- **Work to do**:
Nothing after the line with "CJK SC, Noto" belongs in the copy; extract the lines below from the top through that line, pictures left out.

■ ■ ■ ■ ■

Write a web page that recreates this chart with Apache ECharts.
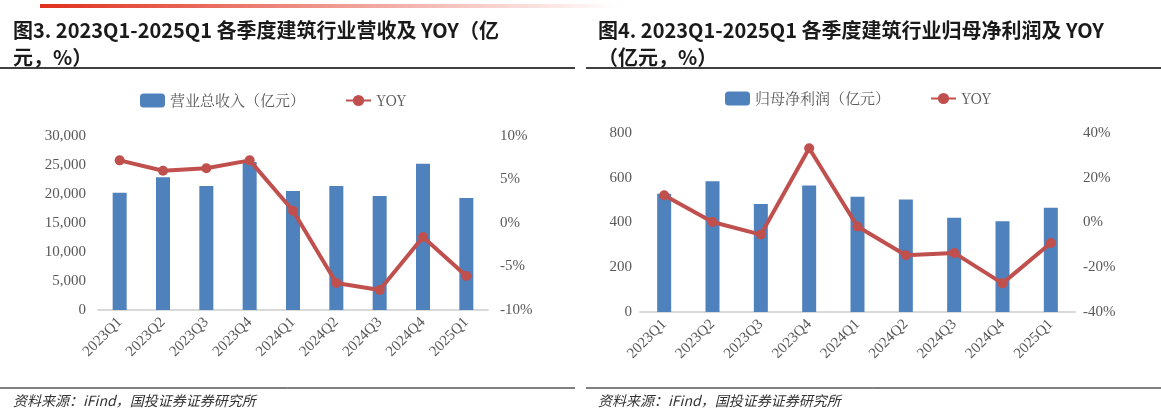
<!DOCTYPE html>
<html><head><meta charset="utf-8">
<script src="https://cdn.jsdelivr.net/npm/echarts@6/dist/echarts.min.js"></script>
<style>html,body{margin:0;padding:0;background:#fff}#c{width:1161px;height:415px}</style>
</head><body><div id="c"></div>
<script>
// categories shared by both panels
const quarters = ['2023Q1','2023Q2','2023Q3','2023Q4','2024Q1','2024Q2','2024Q3','2024Q4','2025Q1'];
// 图3 营业总收入（亿元） and YOY (%)
const revenue = [20200, 22900, 21400, 25500, 20500, 21400, 19650, 25200, 19300];
const revenueYoy = [7.2, 6.0, 6.3, 7.2, 1.4, -6.9, -7.7, -1.6, -6.1];
// 图4 归母净利润（亿元） and YOY (%)
const profit = [528, 584, 483, 565, 515, 503, 421, 406, 466];
const profitYoy = [12.2, 0.2, -5.4, 33.2, -1.8, -14.6, -13.6, -27.2, -9.2];

const BLUE = '#4f81bd', RED = '#c0504d';
const serif = 'Liberation Serif';
const axisText = {color: '#595959', fontFamily: serif, fontSize: 15};

const chart = echarts.init(document.getElementById('c'));

const xAxis = (gi) => ({
  type: 'category', gridIndex: gi, data: quarters,
  axisLine: {lineStyle: {color: '#d9d9d9', width: 2}},
  axisTick: {show: false},
  axisLabel: Object.assign({rotate: 45, margin: 10, interval: 0}, axisText)
});

const titleStyle = {fontFamily: 'Noto Sans CJK SC', fontSize: 20, fontWeight: 'bold', color: '#1a1a1a', lineHeight: 27};
const srcStyle = {fontFamily: 'Noto Sans CJK SC', fontSize: 14, fontStyle: 'italic', fontWeight: 'normal', color: '#333'};
const legendText = {fontFamily: 'Noto Serif CJK SC, Noto Sans CJK SC', fontSize: 15, color: '#595959'};

chart.setOption({
  animation: false,
  title: [
    {text: '图3. 2023Q1-2025Q1 各季度建筑行业营收及 YOY（亿\n元，%）', left: 8, top: 12, textStyle: titleStyle},
    {text: '图4. 2023Q1-2025Q1 各季度建筑行业归母净利润及 YOY\n（亿元，%）', left: 593, top: 12, textStyle: titleStyle},
    {text: '资料来源：iFind，国投证券证券研究所', left: 8, top: 389, textStyle: srcStyle},
    {text: '资料来源：iFind，国投证券证券研究所', left: 593, top: 389, textStyle: srcStyle}
  ],
  graphic: [
    {type: 'rect', shape: {x: 40, y: 4, width: 580, height: 4}, style: {fill: new echarts.graphic.LinearGradient(0, 0, 1, 0, [{offset: 0, color: '#e0301e'}, {offset: 1, color: 'rgba(224,48,30,0)'}])}},
    {type: 'line', shape: {x1: 0, y1: 68, x2: 575, y2: 68}, style: {stroke: '#000', lineWidth: 1.5}},
    {type: 'line', shape: {x1: 586, y1: 68, x2: 1161, y2: 68}, style: {stroke: '#000', lineWidth: 1.5}},
    {type: 'line', shape: {x1: 0, y1: 388, x2: 575, y2: 388}, style: {stroke: '#000', lineWidth: 1}},
    {type: 'line', shape: {x1: 586, y1: 388, x2: 1161, y2: 388}, style: {stroke: '#000', lineWidth: 1}}
  ],
  legend: [
    {data: ['营业总收入（亿元）', 'YOY'], left: 135, top: 88, itemGap: 40, textStyle: legendText},
    {data: ['归母净利润（亿元）', 'YOY2'], left: 720, top: 86, itemGap: 40, formatter: n => n === 'YOY2' ? 'YOY' : n, textStyle: legendText}
  ],
  grid: [
    {left: 98, top: 136, width: 390, height: 174},
    {left: 640, top: 133, width: 435, height: 179}
  ],
  xAxis: [xAxis(0), xAxis(1)],
  yAxis: [
    {type: 'value', gridIndex: 0, min: 0, max: 30000, interval: 5000, splitLine: {show: false},
      axisLabel: Object.assign({formatter: v => v.toLocaleString('en-US'), margin: 12}, axisText)},
    {type: 'value', gridIndex: 0, min: -10, max: 10, interval: 5, splitLine: {show: false},
      axisLabel: Object.assign({formatter: v => v + '%', margin: 12}, axisText)},
    {type: 'value', gridIndex: 1, min: 0, max: 800, interval: 200, splitLine: {show: false}, axisLabel: axisText},
    {type: 'value', gridIndex: 1, min: -40, max: 40, interval: 20, splitLine: {show: false},
      axisLabel: Object.assign({formatter: v => v + '%', margin: 8}, axisText)}
  ],
  series: [
    {name: '营业总收入（亿元）', type: 'bar', xAxisIndex: 0, yAxisIndex: 0, data: revenue, barWidth: 14, itemStyle: {color: BLUE}},
    {name: 'YOY', type: 'line', xAxisIndex: 0, yAxisIndex: 1, data: revenueYoy, symbol: 'circle', symbolSize: 10, lineStyle: {color: RED, width: 4}, itemStyle: {color: RED}},
    {name: '归母净利润（亿元）', type: 'bar', xAxisIndex: 1, yAxisIndex: 2, data: profit, barWidth: 14, itemStyle: {color: BLUE}},
    {name: 'YOY2', type: 'line', xAxisIndex: 1, yAxisIndex: 3, data: profitYoy, symbol: 'circle', symbolSize: 10, lineStyle: {color: RED, width: 4}, itemStyle: {color: RED}}
  ]
});
</script>
</body></html>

■ ■ ■ ■ ■

- **Complete answer**:
Write a web page that recreates this chart with Apache ECharts.
<!DOCTYPE html>
<html><head><meta charset="utf-8">
<script src="https://cdn.jsdelivr.net/npm/echarts@6/dist/echarts.min.js"></script>
<style>html,body{margin:0;padding:0;background:#fff}#c{width:1161px;height:415px}</style>
</head><body><div id="c"></div>
<script>
// categories shared by both panels
const quarters = ['2023Q1','2023Q2','2023Q3','2023Q4','2024Q1','2024Q2','2024Q3','2024Q4','2025Q1'];
// 图3 营业总收入（亿元） and YOY (%)
const revenue = [20200, 22900, 21400, 25500, 20500, 21400, 19650, 25200, 19300];
const revenueYoy = [7.2, 6.0, 6.3, 7.2, 1.4, -6.9, -7.7, -1.6, -6.1];
// 图4 归母净利润（亿元） and YOY (%)
const profit = [528, 584, 483, 565, 515, 503, 421, 406, 466];
const profitYoy = [12.2, 0.2, -5.4, 33.2, -1.8, -14.6, -13.6, -27.2, -9.2];

const BLUE = '#4f81bd', RED = '#c0504d';
const serif = 'Liberation Serif';
const axisText = {color: '#595959', fontFamily: serif, fontSize: 15};

const chart = echarts.init(document.getElementById('c'));

const xAxis = (gi) => ({
  type: 'category', gridIndex: gi, data: quarters,
  axisLine: {lineStyle: {color: '#d9d9d9', width: 2}},
  axisTick: {show: false},
  axisLabel: Object.assign({rotate: 45, margin: 10, interval: 0}, axisText)
});

const titleStyle = {fontFamily: 'Noto Sans CJK SC', fontSize: 20, fontWeight: 'bold', color: '#1a1a1a', lineHeight: 27};
const srcStyle = {fontFamily: 'Noto Sans CJK SC', fontSize: 14, fontStyle: 'italic', fontWeight: 'normal', color: '#333'};
const legendText = {fontFamily: 'Noto Serif CJK SC, Noto Sans CJK SC', fontSize: 15, color: '#595959'};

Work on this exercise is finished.